Request: Filter the records below down to lines containing "this".

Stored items

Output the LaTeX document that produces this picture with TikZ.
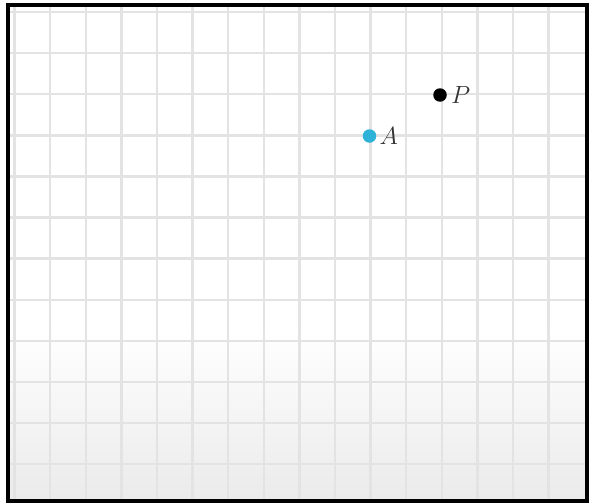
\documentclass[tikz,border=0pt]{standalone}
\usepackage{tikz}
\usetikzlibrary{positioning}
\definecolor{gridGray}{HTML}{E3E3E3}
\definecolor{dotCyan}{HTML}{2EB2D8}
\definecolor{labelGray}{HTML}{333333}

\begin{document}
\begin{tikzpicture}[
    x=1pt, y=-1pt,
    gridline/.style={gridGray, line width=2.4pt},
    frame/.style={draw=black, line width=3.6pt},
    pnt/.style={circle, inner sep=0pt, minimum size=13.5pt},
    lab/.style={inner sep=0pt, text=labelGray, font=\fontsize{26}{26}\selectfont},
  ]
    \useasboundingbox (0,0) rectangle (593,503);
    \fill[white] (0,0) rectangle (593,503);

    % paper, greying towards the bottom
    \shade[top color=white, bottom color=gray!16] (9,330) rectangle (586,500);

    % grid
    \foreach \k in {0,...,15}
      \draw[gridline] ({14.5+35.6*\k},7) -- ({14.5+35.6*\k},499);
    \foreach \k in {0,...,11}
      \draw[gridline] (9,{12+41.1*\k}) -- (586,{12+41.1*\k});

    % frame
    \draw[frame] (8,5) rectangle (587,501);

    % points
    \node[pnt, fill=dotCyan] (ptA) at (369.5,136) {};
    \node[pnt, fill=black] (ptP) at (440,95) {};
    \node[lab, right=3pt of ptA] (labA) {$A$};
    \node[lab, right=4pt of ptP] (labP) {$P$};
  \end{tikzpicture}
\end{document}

---

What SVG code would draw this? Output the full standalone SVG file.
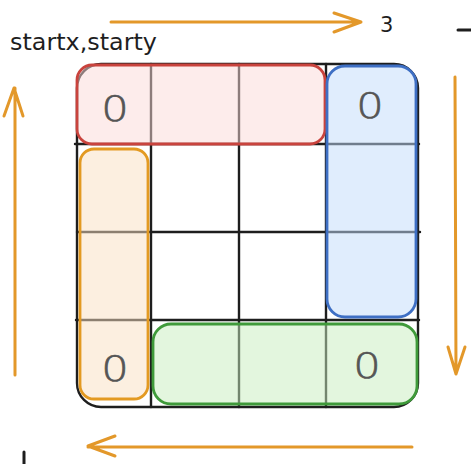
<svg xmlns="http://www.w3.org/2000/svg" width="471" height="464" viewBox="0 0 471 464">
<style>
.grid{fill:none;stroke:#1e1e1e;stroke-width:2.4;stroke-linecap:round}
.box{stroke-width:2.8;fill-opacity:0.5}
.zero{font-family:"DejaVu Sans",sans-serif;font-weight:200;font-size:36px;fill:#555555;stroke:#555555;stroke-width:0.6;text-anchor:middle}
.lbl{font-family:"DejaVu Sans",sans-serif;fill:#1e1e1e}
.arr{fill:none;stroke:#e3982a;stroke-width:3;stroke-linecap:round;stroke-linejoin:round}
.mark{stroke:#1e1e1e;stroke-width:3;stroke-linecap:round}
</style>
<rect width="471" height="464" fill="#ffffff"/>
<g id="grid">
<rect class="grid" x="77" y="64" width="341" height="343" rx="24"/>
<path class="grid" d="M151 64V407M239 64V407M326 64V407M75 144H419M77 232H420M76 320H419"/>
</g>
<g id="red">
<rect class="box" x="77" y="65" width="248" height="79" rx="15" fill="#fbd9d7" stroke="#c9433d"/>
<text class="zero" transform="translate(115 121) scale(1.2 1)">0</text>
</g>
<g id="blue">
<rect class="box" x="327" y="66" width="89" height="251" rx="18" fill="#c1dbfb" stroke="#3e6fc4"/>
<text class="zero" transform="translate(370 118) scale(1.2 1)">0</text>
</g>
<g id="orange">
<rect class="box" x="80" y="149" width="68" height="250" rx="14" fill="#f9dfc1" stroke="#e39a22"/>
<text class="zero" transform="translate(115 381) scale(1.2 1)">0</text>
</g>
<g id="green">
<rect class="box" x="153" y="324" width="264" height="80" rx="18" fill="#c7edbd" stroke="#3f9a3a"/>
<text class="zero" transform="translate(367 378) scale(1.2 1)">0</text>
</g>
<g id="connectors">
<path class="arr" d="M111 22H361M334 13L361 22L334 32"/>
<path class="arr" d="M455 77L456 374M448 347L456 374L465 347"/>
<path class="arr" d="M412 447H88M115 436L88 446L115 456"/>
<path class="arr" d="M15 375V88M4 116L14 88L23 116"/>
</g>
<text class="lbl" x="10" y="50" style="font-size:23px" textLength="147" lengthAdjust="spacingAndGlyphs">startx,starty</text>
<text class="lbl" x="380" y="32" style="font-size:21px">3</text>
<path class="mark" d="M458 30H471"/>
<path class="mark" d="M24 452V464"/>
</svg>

The reply:
Output the LaTeX document that produces this picture with TikZ.
What SVG code would draw this? Output the full standalone SVG file.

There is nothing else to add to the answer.